UDEV Rules

As was experienced with similar Sun Fire based servers, the NICs created as devices in the Operating System get ordered in an unexpected manner. This can play havoc with the cabling & ports used on the switch.

Confirming NICs

# ethtool -p eth3

The above command can be used to confirm which NIC has been assigned to which eth device by Linux. When run, it will flash one (or more) of the LEDs on the NIC. By mapping out the order of the NICs with ethtool & using their MAC address, you can assign them into the desired order with some udev rules. To get a clean unaltered view of the NICs as Linux sees them initially, you'd need to move all the /etc/sysconfig/network-scripts/ifcfg-* files and the /etc/udev/rules/10-ethernet.rules file out of their current directories, before a system reboot.

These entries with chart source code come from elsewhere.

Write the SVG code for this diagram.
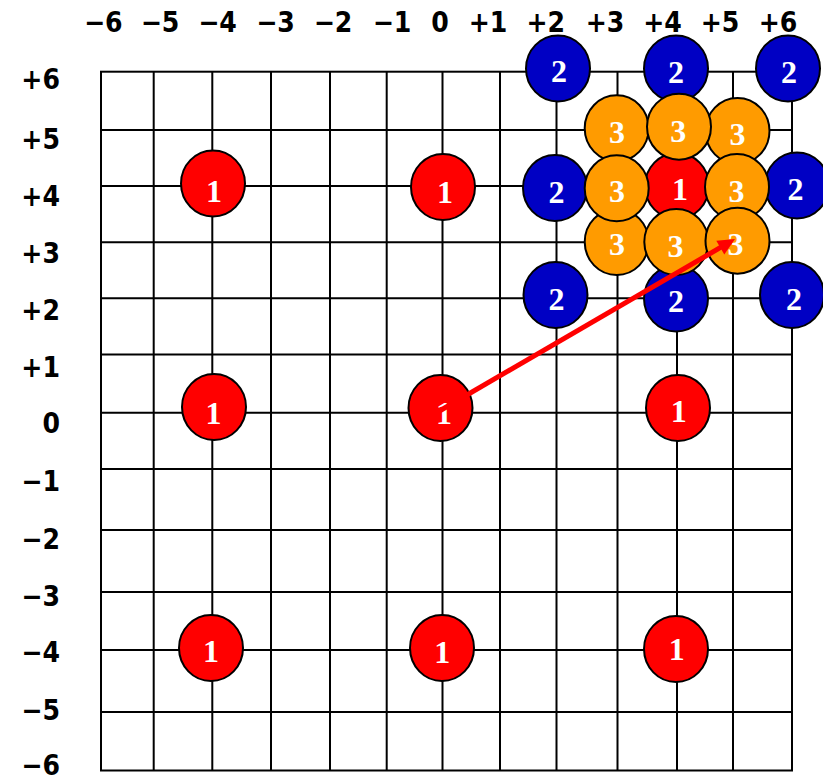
<svg xmlns="http://www.w3.org/2000/svg" width="823" height="779" viewBox="0 0 823 779">
<style>
.g{stroke:#000;stroke-width:2;fill:none}
.ax{font-family:"DejaVu Sans Condensed","DejaVu Sans",sans-serif;font-stretch:condensed;font-weight:bold;font-size:28px;fill:#000}
.n{stroke:#000;stroke-width:2}
.red{fill:#FF0000}
.blue{fill:#0000C4}
.orange{fill:#FF9B00}
.t{font-family:"Liberation Serif","Times New Roman",serif;font-weight:bold;font-size:32px;fill:#fff;text-anchor:middle}
</style>
<rect width="823" height="779" fill="#fff"/>
<g id="grid">
<rect class="g" x="101" y="71.7" width="691" height="698.8"/>
<path class="g" d="M153.7 71.7V770.5M212.3 71.7V770.5M271 71.7V770.5M330 71.7V770.5M386.7 71.7V770.5M442.5 71.7V770.5M500 71.7V770.5M556.5 71.7V770.5M617.5 71.7V770.5M677 71.7V770.5M733 71.7V770.5"/>
<path class="g" d="M101 130H792M101 186H792M101 242.3H792M101 298.3H792M101 354.5H792M101 412.7H792M101 469H792M101 530H792M101 592H792M101 650H792M101 712H792"/>
</g>
<g id="x-labels" class="ax" text-anchor="middle">
<text x="103.3" y="32.3">−6</text>
<text x="160" y="32.3">−5</text>
<text x="217.5" y="32.3">−4</text>
<text x="275.5" y="32.3">−3</text>
<text x="333" y="32.3">−2</text>
<text x="392" y="32.3">−1</text>
<text x="440" y="32.3">0</text>
<text x="488" y="32.3">+1</text>
<text x="545.8" y="32.3">+2</text>
<text x="605" y="32.3">+3</text>
<text x="662.5" y="32.3">+4</text>
<text x="720" y="32.3">+5</text>
<text x="778" y="32.3">+6</text>
</g>
<g id="y-labels" class="ax" text-anchor="end">
<text x="60" y="89">+6</text>
<text x="60" y="149">+5</text>
<text x="60" y="206">+4</text>
<text x="60" y="263">+3</text>
<text x="60" y="320">+2</text>
<text x="60" y="377">+1</text>
<text x="60" y="433">0</text>
<text x="60" y="491">−1</text>
<text x="60" y="549">−2</text>
<text x="60" y="606">−3</text>
<text x="60" y="662">−4</text>
<text x="60" y="720">−5</text>
<text x="60" y="774.5">−6</text>
</g>
<g id="node-r-m4-p4"><ellipse class="n red" cx="213" cy="183.5" rx="32" ry="33"/><text class="t" x="214" y="201.5">1</text></g>
<g id="node-r-0-p4"><ellipse class="n red" cx="443" cy="187" rx="32" ry="33"/><text class="t" x="445" y="203.3">1</text></g>
<g id="node-r-m4-0"><ellipse class="n red" cx="214" cy="407" rx="32" ry="33"/><text class="t" x="213.5" y="424">1</text></g>
<g id="node-r-0-0"><ellipse class="n red" cx="440.5" cy="408" rx="32" ry="33"/><text class="t" x="444" y="424">1</text></g>
<g id="node-r-p4-0"><ellipse class="n red" cx="678" cy="408" rx="32" ry="33"/><text class="t" x="678.7" y="421.7">1</text></g>
<g id="node-r-m4-m4"><ellipse class="n red" cx="211" cy="648" rx="32" ry="33"/><text class="t" x="211" y="661.7">1</text></g>
<g id="node-r-0-m4"><ellipse class="n red" cx="442" cy="648" rx="32" ry="33"/><text class="t" x="442.3" y="662.7">1</text></g>
<g id="node-r-p4-m4"><ellipse class="n red" cx="676" cy="649" rx="32" ry="33"/><text class="t" x="676.7" y="660">1</text></g>
<g id="node-r-p4-p4"><ellipse class="n red" cx="677" cy="186" rx="32" ry="33"/><text class="t" x="680" y="200">1</text></g>
<g id="node-b-p2-p6"><ellipse class="n blue" cx="558" cy="68.5" rx="32" ry="33"/><text class="t" x="559" y="81.7">2</text></g>
<g id="node-b-p4-p6"><ellipse class="n blue" cx="676" cy="68.5" rx="32" ry="33"/><text class="t" x="676" y="83.3">2</text></g>
<g id="node-b-p6-p6"><ellipse class="n blue" cx="788" cy="68.5" rx="32" ry="33"/><text class="t" x="789" y="83.3">2</text></g>
<g id="node-b-p2-p4"><ellipse class="n blue" cx="555" cy="188" rx="32" ry="33"/><text class="t" x="556.5" y="203.3">2</text></g>
<g id="node-b-p6-p4"><ellipse class="n blue" cx="797" cy="185.5" rx="32" ry="33"/><text class="t" x="795.5" y="200">2</text></g>
<g id="node-b-p2-p2"><ellipse class="n blue" cx="555.5" cy="295" rx="32" ry="33"/><text class="t" x="556.5" y="310">2</text></g>
<g id="node-b-p4-p2"><ellipse class="n blue" cx="676" cy="298.5" rx="32" ry="33"/><text class="t" x="676" y="311.7">2</text></g>
<g id="node-b-p6-p2"><ellipse class="n blue" cx="792" cy="295" rx="32" ry="33"/><text class="t" x="794" y="310">2</text></g>
<g id="node-o-p3-p5"><ellipse class="n orange" cx="616.7" cy="128.3" rx="32" ry="33"/><text class="t" x="617" y="143.3">3</text></g>
<g id="node-o-p5-p5"><ellipse class="n orange" cx="737.5" cy="131" rx="32" ry="33"/><text class="t" x="737.5" y="145">3</text></g>
<g id="node-o-p4-p5"><ellipse class="n orange" cx="679" cy="126.7" rx="32" ry="33"/><text class="t" x="678.3" y="141.7">3</text></g>
<g id="node-o-p3-p3"><ellipse class="n orange" cx="616.7" cy="242" rx="32" ry="33"/><text class="t" x="617" y="255">3</text></g>
<g id="node-o-p3-p4"><ellipse class="n orange" cx="616.7" cy="188.3" rx="32" ry="33"/><text class="t" x="617" y="201.7">3</text></g>
<g id="node-o-p4-p3"><ellipse class="n orange" cx="676.3" cy="242" rx="32" ry="33"/><text class="t" x="675.5" y="256.7">3</text></g>
<g id="node-o-p5-p4"><ellipse class="n orange" cx="737" cy="187" rx="32" ry="33"/><text class="t" x="736.5" y="201.7">3</text></g>
<g id="node-o-p5-p3"><ellipse class="n orange" cx="737.5" cy="240.7" rx="32" ry="33"/><text class="t" x="735.5" y="255">3</text></g>
<g id="connectors">
<line x1="436" y1="413" x2="721" y2="247.2" stroke="#FF0000" stroke-width="5"/>
<polygon points="735,239 716.3,240.7 724.3,254.5" fill="#FF0000"/>
</g>
</svg>
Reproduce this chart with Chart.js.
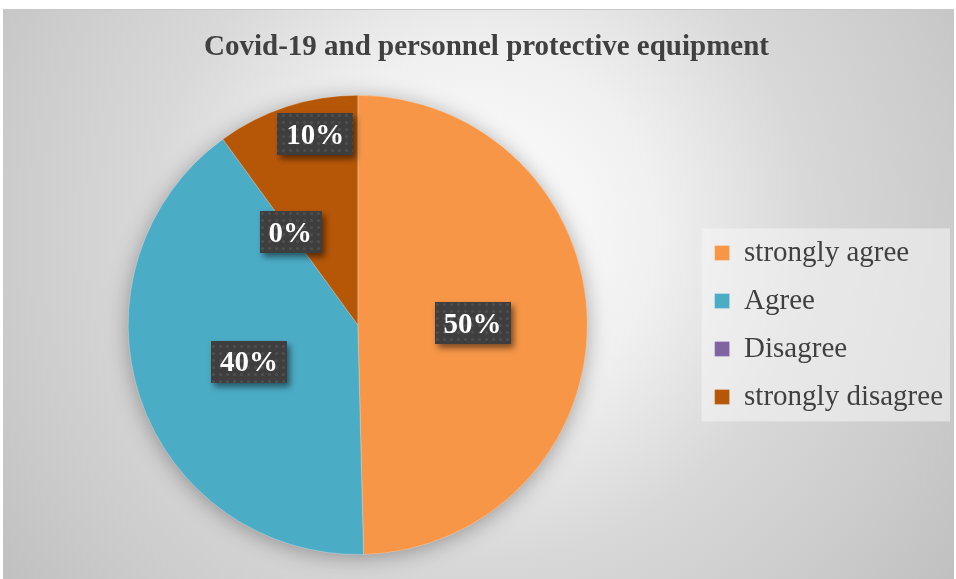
<!DOCTYPE html>
<html>
<head>
<meta charset="utf-8">
<script src="https://cdn.jsdelivr.net/npm/chart.js@4.4.0/dist/chart.umd.min.js"></script>
<style>
  html, body { margin: 0; padding: 0; background: #ffffff; }
  #wrap { width: 956px; height: 579px; }
</style>
</head>
<body>
<div id="wrap"><canvas id="pie" width="956" height="579"></canvas></div>
<script>
// chart data
const chartTitle = 'Covid-19 and personnel protective equipment';
const categories = ['strongly agree', 'Agree', 'Disagree', 'strongly disagree'];
const shares = [49.6, 40.4, 0, 10];
const percentLabels = ['50%', '40%', '0%', '10%'];
const sliceColors = ['#F79646', '#4BACC6', '#8064A2', '#B65708'];
// where each label sits inside its slice (fraction of angle span, fraction of radius)
const labelAngleFrac = [0.5, 0.5, 0.5, 0.65];
const labelRadiusFrac = [0.5, 0.5, 0.5, 0.85];

const serif = '"Liberation Serif", "Times New Roman", serif';

// dotted dark fill for the label boxes
function makeLabelPattern(ctx) {
  const c = document.createElement('canvas');
  c.width = 7; c.height = 7;
  const p = c.getContext('2d');
  p.fillStyle = '#3e3e3e';
  p.fillRect(0, 0, 7, 7);
  p.fillStyle = 'rgba(255,255,255,0.09)';
  p.beginPath();
  p.arc(3.5, 3.5, 1.6, 0, Math.PI * 2);
  p.fill();
  return ctx.createPattern(c, 'repeat');
}

const backdrop = {
  id: 'backdrop',
  beforeDraw(chart) {
    const ctx = chart.ctx;
    const fx = 3, fy = 9, fw = chart.width - 5, fh = chart.height - 9;
    ctx.save();
    const g = ctx.createRadialGradient(478, 230, 0, 478, 230, 600);
    g.addColorStop(0, '#ffffff');
    g.addColorStop(0.3, '#f0f0f0');
    g.addColorStop(0.55, '#d8d8d8');
    g.addColorStop(0.8, '#cbcbcb');
    g.addColorStop(1, '#bfbfbf');
    ctx.fillStyle = g;
    ctx.fillRect(fx, fy, fw, fh);
    ctx.strokeStyle = '#c8c8c8';
    ctx.lineWidth = 1;
    ctx.beginPath();
    ctx.moveTo(fx, fy + 0.5);
    ctx.lineTo(fx + fw, fy + 0.5);
    ctx.stroke();

    // legend panel
    const boxes = chart.legend.legendHitBoxes;
    if (boxes && boxes.length) {
      let l = Infinity, t = Infinity, r = -Infinity, b = -Infinity;
      boxes.forEach(h => {
        l = Math.min(l, h.left); t = Math.min(t, h.top);
        r = Math.max(r, h.left + h.width); b = Math.max(b, h.top + h.height);
      });
      ctx.fillStyle = 'rgba(245,245,245,0.55)';
      ctx.fillRect(l - 13, t - 10, (r - l) + 20, (b - t) + 20);
    }
    ctx.restore();
  },
  beforeDatasetsDraw(chart) {
    // soft shadow under the whole pie
    const arc = chart.getDatasetMeta(0).data[0];
    if (!arc) return;
    const ctx = chart.ctx;
    ctx.save();
    ctx.shadowColor = 'rgba(0,0,0,0.35)';
    ctx.shadowBlur = 22;
    ctx.shadowOffsetY = 3;
    ctx.fillStyle = '#aaaaaa';
    ctx.beginPath();
    ctx.arc(arc.x, arc.y, arc.outerRadius - 1, 0, Math.PI * 2);
    ctx.fill();
    ctx.restore();
  }
};

const sliceLabels = {
  id: 'sliceLabels',
  afterDatasetsDraw(chart) {
    const ctx = chart.ctx;
    const pattern = makeLabelPattern(ctx);
    const meta = chart.getDatasetMeta(0);
    ctx.save();
    ctx.font = 'bold 29px ' + serif;
    ctx.textAlign = 'center';
    ctx.textBaseline = 'middle';
    meta.data.forEach((arc, i) => {
      const a = arc.startAngle + (arc.endAngle - arc.startAngle) * labelAngleFrac[i];
      const d = arc.outerRadius * labelRadiusFrac[i];
      const cx = arc.x + Math.cos(a) * d;
      const cy = arc.y + Math.sin(a) * d;
      const txt = percentLabels[i];
      const w = ctx.measureText(txt).width + 18;
      const h = 42;
      ctx.save();
      ctx.shadowColor = 'rgba(0,0,0,0.5)';
      ctx.shadowBlur = 6;
      ctx.shadowOffsetX = 3;
      ctx.shadowOffsetY = 4;
      ctx.fillStyle = pattern;
      ctx.fillRect(Math.round(cx - w / 2), Math.round(cy - h / 2), Math.round(w), h);
      ctx.restore();
      ctx.fillStyle = '#ffffff';
      ctx.fillText(txt, cx, cy + 2);
    });
    ctx.restore();
  }
};

new Chart(document.getElementById('pie'), {
  type: 'pie',
  data: {
    labels: categories,
    datasets: [{
      data: shares,
      backgroundColor: sliceColors,
      borderColor: 'rgba(255,255,255,0.25)',
      borderWidth: 1
    }]
  },
  options: {
    responsive: false,
    animation: false,
    devicePixelRatio: 1,
    layout: { padding: { top: 9, left: 20, right: 3, bottom: 24 } },
    plugins: {
      title: {
        display: true,
        text: chartTitle,
        color: '#404040',
        font: { family: serif, size: 29, weight: 'bold', lineHeight: 1.2 },
        padding: { top: 21, bottom: 30 }
      },
      legend: {
        position: 'right',
        align: 'center',
        fullSize: false,
        labels: {
          color: '#404040',
          font: { family: serif, size: 29 },
          boxWidth: 15,
          boxHeight: 15,
          padding: 19
        }
      },
      tooltip: { enabled: false }
    }
  },
  plugins: [backdrop, sliceLabels]
});
</script>
</body>
</html>
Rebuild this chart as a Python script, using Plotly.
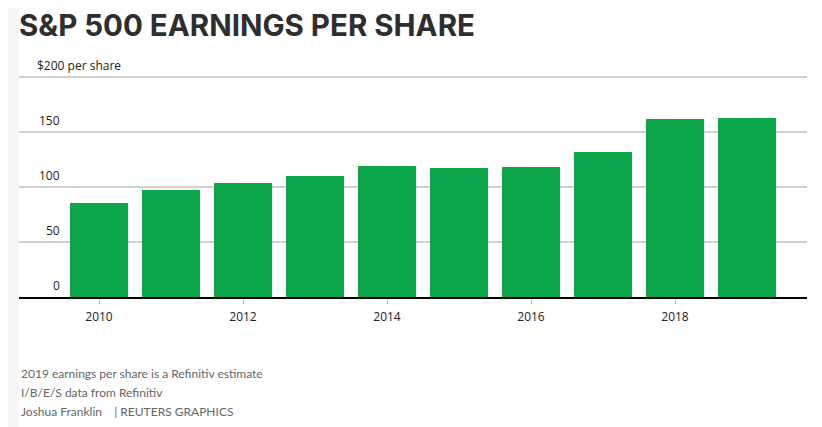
import plotly.graph_objects as go

years = [2010, 2011, 2012, 2013, 2014, 2015, 2016, 2017, 2018, 2019]
eps = [85.0, 97.5, 103.7, 109.8, 118.8, 117.3, 117.6, 131.8, 161.5, 162.1]
y_ticks = [0, 50, 100, 150, 200]
y_tick_labels = ["0", "50", "100", "150", "$200 per share"]
x_ticks = [2010, 2012, 2014, 2016, 2018]

title_text = "S&P 500 EARNINGS PER SHARE"
footer_lines = [
    "2019 earnings per share is a Refinitiv estimate",
    "I/B/E/S data from Refinitiv",
    "Joshua Franklin    | REUTERS GRAPHICS",
]

OFF = 8  # page body margin
W, H = 822 - OFF, 427 - OFF
L, R, T, B = 19 - OFF, 15, 75 - OFF, 130
PW, PH = W - L - R, H - T - B
Y0 = 297  # page pixel of y=0


def py(pix):
    return (Y0 - pix) / PH


def px(pix):
    return (pix - 19) / PW


fig = go.Figure()
fig.add_trace(go.Bar(
    x=years, y=eps, width=58 / 72,
    marker=dict(color="#0ca64b", line=dict(width=0)),
    hoverinfo="x+y",
))

annotations = []
for v, lab in zip(y_ticks, y_tick_labels):
    if v == 200:
        annotations.append(dict(x=px(35), xref="paper", y=v, yref="y", text=lab,
                                xanchor="left", yanchor="bottom", yshift=1, showarrow=False,
                                font=dict(family="Open Sans", size=12, color="#222")))
    else:
        annotations.append(dict(x=px(62), xref="paper", y=v, yref="y", text=lab,
                                xanchor="right", yanchor="bottom", yshift=1, showarrow=False,
                                font=dict(family="Open Sans", size=12, color="#222")))

for i, line in enumerate(footer_lines):
    annotations.append(dict(x=0, xref="paper", y=py(373 + 19 * i), yref="paper", text=line,
                            xanchor="left", yanchor="middle", showarrow=False,
                            font=dict(family="Lato", size=12, color="#666")))

annotations.append(dict(x=px(17), xref="paper", y=py(25), yref="paper", text=title_text,
                        xanchor="left", yanchor="middle", showarrow=False,
                        font=dict(family="Inter", size=29.5, color="#2e2e2e", weight=700)))

fig.update_layout(
    width=W, height=H,
    margin=dict(l=L, r=R, t=T, b=B, pad=0),
    paper_bgcolor="white", plot_bgcolor="white",
    showlegend=False, bargap=0,
    xaxis=dict(range=[2010 - 80 / 72, 2019 + 60 / 72], tickvals=x_ticks,
               ticks="outside", ticklen=5, tickcolor="#bbb", tickwidth=1,
               ticklabelstandoff=3,
               showline=True, linecolor="black", linewidth=2, showgrid=False, zeroline=False,
               tickfont=dict(family="Open Sans", size=12, color="#222")),
    yaxis=dict(range=[0, PH / 1.1025], tickvals=y_ticks, showticklabels=False,
               showgrid=True, gridcolor="#d0d0d0", gridwidth=1.5, zeroline=False, showline=False),
    annotations=annotations,
    shapes=[dict(type="rect", xref="paper", yref="paper", x0=-L / PW, x1=0,
                 y0=py(427), y1=py(0), fillcolor="#f6f6f6", line=dict(width=0), layer="below")],
)

fig.write_html("out.html")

It may be necessary to do this, if replacing one of the Quad NIC PCI cards due to hardware failure, or if building additional servers.

UDEV Rules Configuration

  

[root@fworksapp1 ~]# cat /etc/udev/rules.d/10-ethernet.rules 

KERNEL=="eth*", SYSFS{address}=="00:21:28:47:2d:7c", NAME="lan0"
KERNEL=="eth*", SYSFS{address}=="00:21:28:47:2d:7d", NAME="lan1"
KERNEL=="eth*", SYSFS{address}=="00:21:28:47:2d:7e", NAME="lan2"
KERNEL=="eth*", SYSFS{address}=="00:21:28:47:2d:7f", NAME="lan3"
KERNEL=="eth*", SYSFS{address}=="00:15:17:cf:25:3a", NAME="lan4"
KERNEL=="eth*", SYSFS{address}=="00:15:17:cf:25:3b", NAME="lan5"
KERNEL=="eth*", SYSFS{address}=="00:15:17:cf:25:38", NAME="lan6"

ETH vs. LAN

The standard method for the Linux kernel of naming its NIC devices as ETH, is being rewritten with the above udev rules, to using LAN as a naming convention. This is because of observed errors at system startup time when, for example eth3 already exists when a udev rule tried to rename a NIC with the given MAC address to eth3. The conflict would prevent the NIC device being created. So, by using a LAN naming convention (borrowed from HP/UX) any possible conflicts are avoided.